Benefits over static simulations.

• Continuous situational awareness instead of periodic snapshots.
• Faster response to disruptions (real-time detection and mitigation).
• Higher fidelity predictions by training models on live data and historical outcomes.
• Closed-loop control capability to act automatically or semi-automatically.
• Improved alignment between planning and execution—decisions are based on current conditions.

Common challenges and limitations.

• Data quality and latency: Inaccurate or delayed telemetry corrupts the twin’s state.

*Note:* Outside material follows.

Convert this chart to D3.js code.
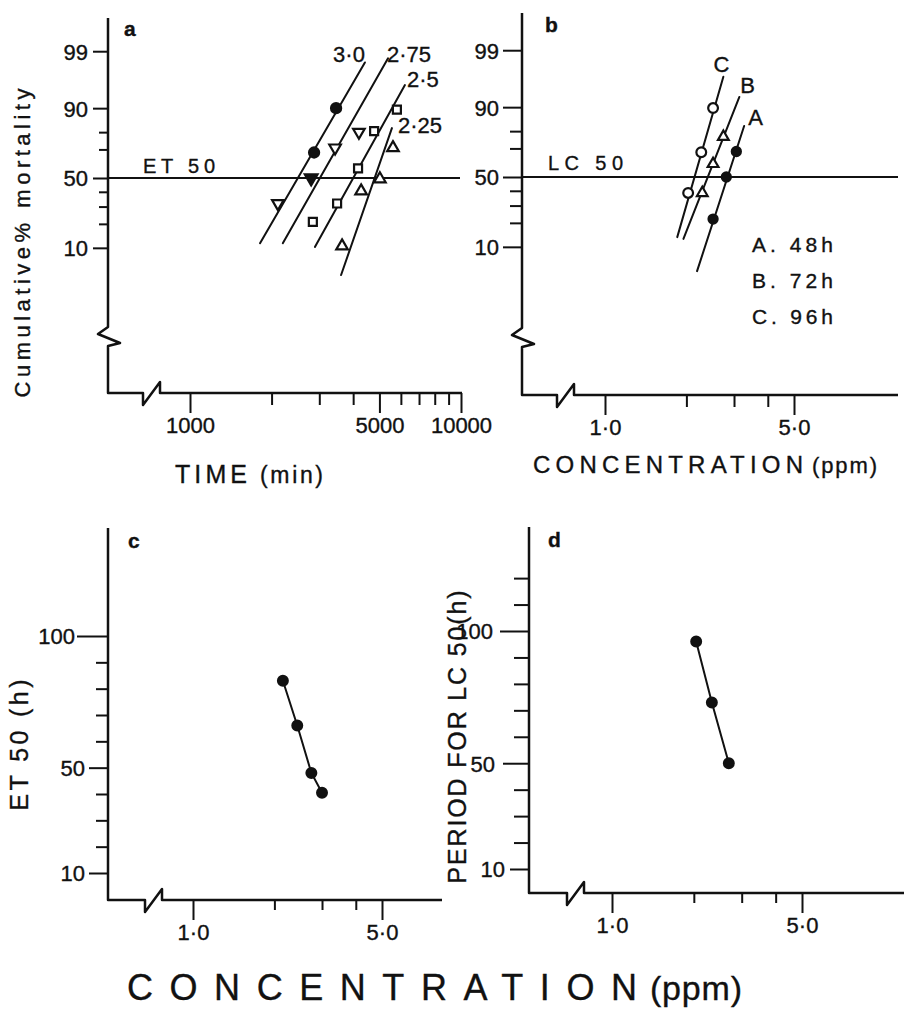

Ensuring reliable, low-latency feeds is critical.
• Integration complexity: Connecting heterogeneous systems (WMS, TMS, ERPs, sensors) requires robust adapters and canonical data models.
• Model fidelity and calibration: The twin must be calibrated and validated against ground truth to avoid drift and poor recommendations.
• Security and governance: Live control paths introduce risk; access controls, encryption, and auditability are essential.
• Operational change management: Closing the loop can change front-line workflows; user training and staged rollout are often required.

Best practices for implementation (practical roadmap).

1. Define objectives and KPIs: Start with specific goals (reduce order cycle time, improve on-time delivery) and measurable KPIs.
2. Instrument strategically: Deploy sensors and integrations where they address the highest-value gaps rather than trying to instrument everything at once.
3. Establish a canonical data model: Normalize data across systems to create a single source of truth for the twin’s state.
4. Build iteratively: Implement a minimal viable twin for one process area, validate results, then expand scope.
5. Plan for observability and governance: Monitor model accuracy, latency, and decision outcomes, and maintain clear governance over any automated actuation.
6. Measure ROI and adapt: Track performance against KPIs and refine models and integrations based on outcomes.

Common mistakes to avoid.

• Treating the ODT as a one-off analytics project rather than a continuously maintained operational system.
• Neglecting data hygiene—without consistent identifiers and timestamps the twin will drift.
• Rushing to automate actuation before the twin’s predictions are validated in production.
• Overcomplicating models early; simpler, explainable models often deliver faster business value.

Conclusion. The Operational Digital Twin represents a shift from periodic, static modeling toward a continuously synchronized, action-oriented representation of operations. For warehouses and transit networks, ODTs enable faster, better-informed decisions and the possibility of safe closed-loop automation. Successful adoption depends on disciplined data practices, iterative development, robust integration, and clear alignment to measurable business outcomes.